Between 1700 and about 1950, world populations began to skyrocket. This growth was fastest in Northern Europe, and coincided with both an increase in city population share and Northern European world-dominance. There are clearly many reasons why this happened, but one powerful argument suggests that it was the simple potato that played the largest role.
Population increase can be due to both an increase in fertility and or a decrease in mortality. In Northern Europe, decreases in fertility after 1820 were more than offset by the larger decreases in mortality. Although hygienic advances played a major role, the main contributing factor was likely improved nutrition. Importantly, Fogel showed “an enormous increase in caloric intake after the middle of the eighteenth century, measured both directly, from agricultural output and diary surveys, and indirectly through changes in adult height.”

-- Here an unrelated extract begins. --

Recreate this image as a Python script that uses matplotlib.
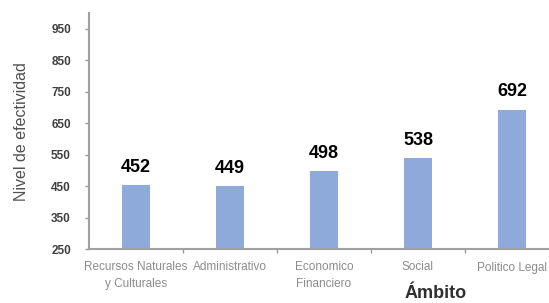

Although often not thought of as a daily part of your balanced breakfast, potatoes are incredibly nutritious. A medium potato contains 45% of your daily vitamin C, 18% of your potassium, 26% vitamin B6, and significant amounts of thiamin, phosphorous, iron, zinc, and an amount of fiber equivalent to that of other cereals such as wheat. In fact, a diet a of potatos and milk/butter is enough to live “healthily” on. Since potatoes have such a higher density of calories than comparable grains – an acre of land can support roughly 10,000 calories of wheat, barley, or oats versus 32,000 calories of potatoes – that families were able to sustain themselves on much smaller parcels of land. A family needed only an acre of potatoes and a single milk-cow to be self-sufficient.

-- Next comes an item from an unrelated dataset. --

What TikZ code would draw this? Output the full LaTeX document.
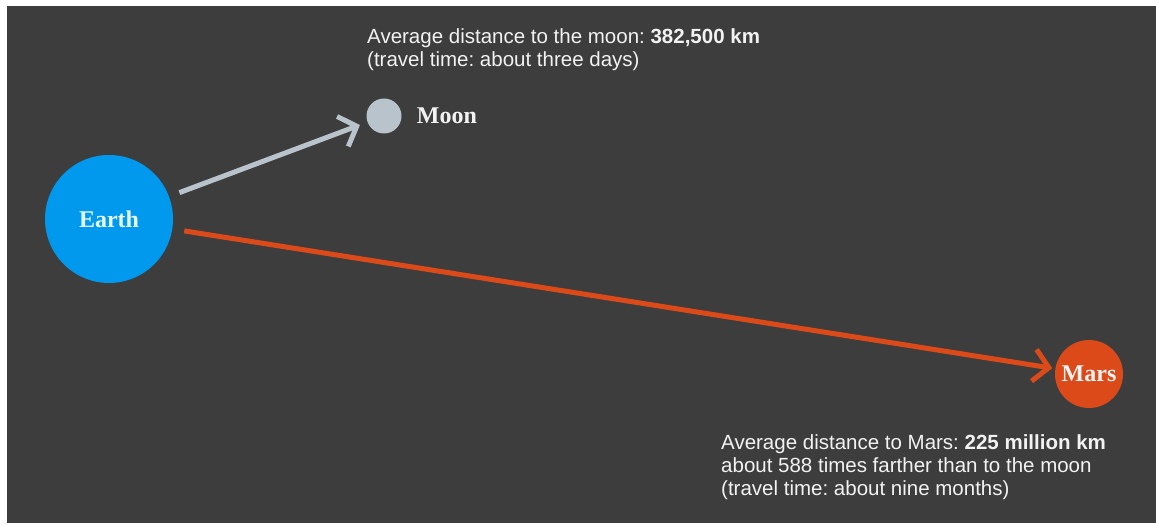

Other factors drove the adoption of potatoes. They could be easily stored in winter, and concomitantly fed to livestock which implies increased availability of meat. Also, potatoes could be discreetly buried. Advancing armies usually demanded local stores of grains for food, causing mass starvation. Since they were hesitant to start digging everywhere up, burying of potatoes allowed increased survival for local peasants. This helps explain why the proportion of land dedicated to potatoes increased after every major war (up to, and including, World War II).
A recent study analyzed potato growth in order to determine the effects of the introduction of the potato across the Old World (all of the non-Americas). They found that the potato accounts for 12% of the increase in population, 22% of the increase in population growth, 47% of the increase of urbanization, and 50% of the increase in urbanization growth. It is astounding that something as small as the introduction of a potato can be such a large positive shock to the population.